Requirements:
Repeat exactly the lines running from the first line of the data to the line containing "(dag) at (705,133)", both ends included, and nothing else; drop the pictures.

--- Start of Given material ---

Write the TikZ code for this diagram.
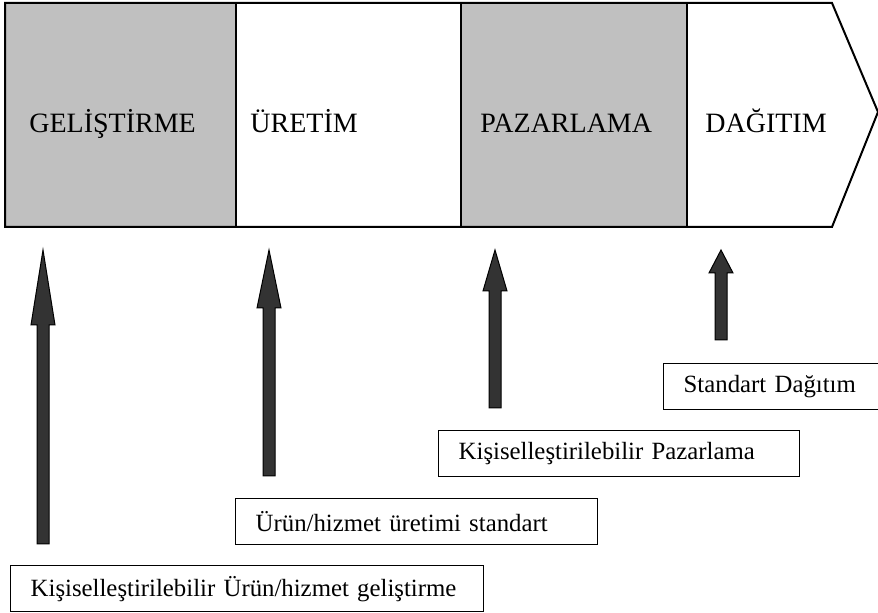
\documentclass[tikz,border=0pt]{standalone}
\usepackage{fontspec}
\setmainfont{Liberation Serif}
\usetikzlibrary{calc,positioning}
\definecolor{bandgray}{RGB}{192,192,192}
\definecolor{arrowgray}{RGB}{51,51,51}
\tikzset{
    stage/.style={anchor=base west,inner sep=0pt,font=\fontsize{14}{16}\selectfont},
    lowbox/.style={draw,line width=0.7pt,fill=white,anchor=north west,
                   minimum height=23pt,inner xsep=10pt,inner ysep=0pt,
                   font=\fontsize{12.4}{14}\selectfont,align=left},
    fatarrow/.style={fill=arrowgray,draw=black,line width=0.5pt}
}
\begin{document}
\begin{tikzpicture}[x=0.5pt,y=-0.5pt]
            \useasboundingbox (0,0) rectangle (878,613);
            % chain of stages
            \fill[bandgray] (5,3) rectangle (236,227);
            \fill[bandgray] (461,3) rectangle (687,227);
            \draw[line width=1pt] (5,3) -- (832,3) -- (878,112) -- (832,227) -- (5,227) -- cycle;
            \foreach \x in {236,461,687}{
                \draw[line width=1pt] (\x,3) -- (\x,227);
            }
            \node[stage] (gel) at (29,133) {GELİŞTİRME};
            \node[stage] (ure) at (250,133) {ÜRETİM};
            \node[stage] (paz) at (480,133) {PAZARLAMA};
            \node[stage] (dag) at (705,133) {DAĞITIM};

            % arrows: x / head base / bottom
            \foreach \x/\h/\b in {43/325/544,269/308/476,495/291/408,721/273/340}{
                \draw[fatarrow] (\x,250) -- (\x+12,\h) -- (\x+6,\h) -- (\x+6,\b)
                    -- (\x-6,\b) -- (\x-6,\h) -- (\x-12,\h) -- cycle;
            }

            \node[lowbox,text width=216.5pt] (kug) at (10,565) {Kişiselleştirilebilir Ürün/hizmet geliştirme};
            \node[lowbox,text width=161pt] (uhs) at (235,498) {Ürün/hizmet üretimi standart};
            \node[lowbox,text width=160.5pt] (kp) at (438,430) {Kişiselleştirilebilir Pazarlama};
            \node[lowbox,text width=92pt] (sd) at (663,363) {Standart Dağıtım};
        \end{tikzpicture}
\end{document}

--- End of Given material ---

Task output:
Write the TikZ code for this diagram.
\documentclass[tikz,border=0pt]{standalone}
\usepackage{fontspec}
\setmainfont{Liberation Serif}
\usetikzlibrary{calc,positioning}
\definecolor{bandgray}{RGB}{192,192,192}
\definecolor{arrowgray}{RGB}{51,51,51}
\tikzset{
    stage/.style={anchor=base west,inner sep=0pt,font=\fontsize{14}{16}\selectfont},
    lowbox/.style={draw,line width=0.7pt,fill=white,anchor=north west,
                   minimum height=23pt,inner xsep=10pt,inner ysep=0pt,
                   font=\fontsize{12.4}{14}\selectfont,align=left},
    fatarrow/.style={fill=arrowgray,draw=black,line width=0.5pt}
}
\begin{document}
\begin{tikzpicture}[x=0.5pt,y=-0.5pt]
            \useasboundingbox (0,0) rectangle (878,613);
            % chain of stages
            \fill[bandgray] (5,3) rectangle (236,227);
            \fill[bandgray] (461,3) rectangle (687,227);
            \draw[line width=1pt] (5,3) -- (832,3) -- (878,112) -- (832,227) -- (5,227) -- cycle;
            \foreach \x in {236,461,687}{
                \draw[line width=1pt] (\x,3) -- (\x,227);
            }
            \node[stage] (gel) at (29,133) {GELİŞTİRME};
            \node[stage] (ure) at (250,133) {ÜRETİM};
            \node[stage] (paz) at (480,133) {PAZARLAMA};
            \node[stage] (dag) at (705,133) {DAĞITIM};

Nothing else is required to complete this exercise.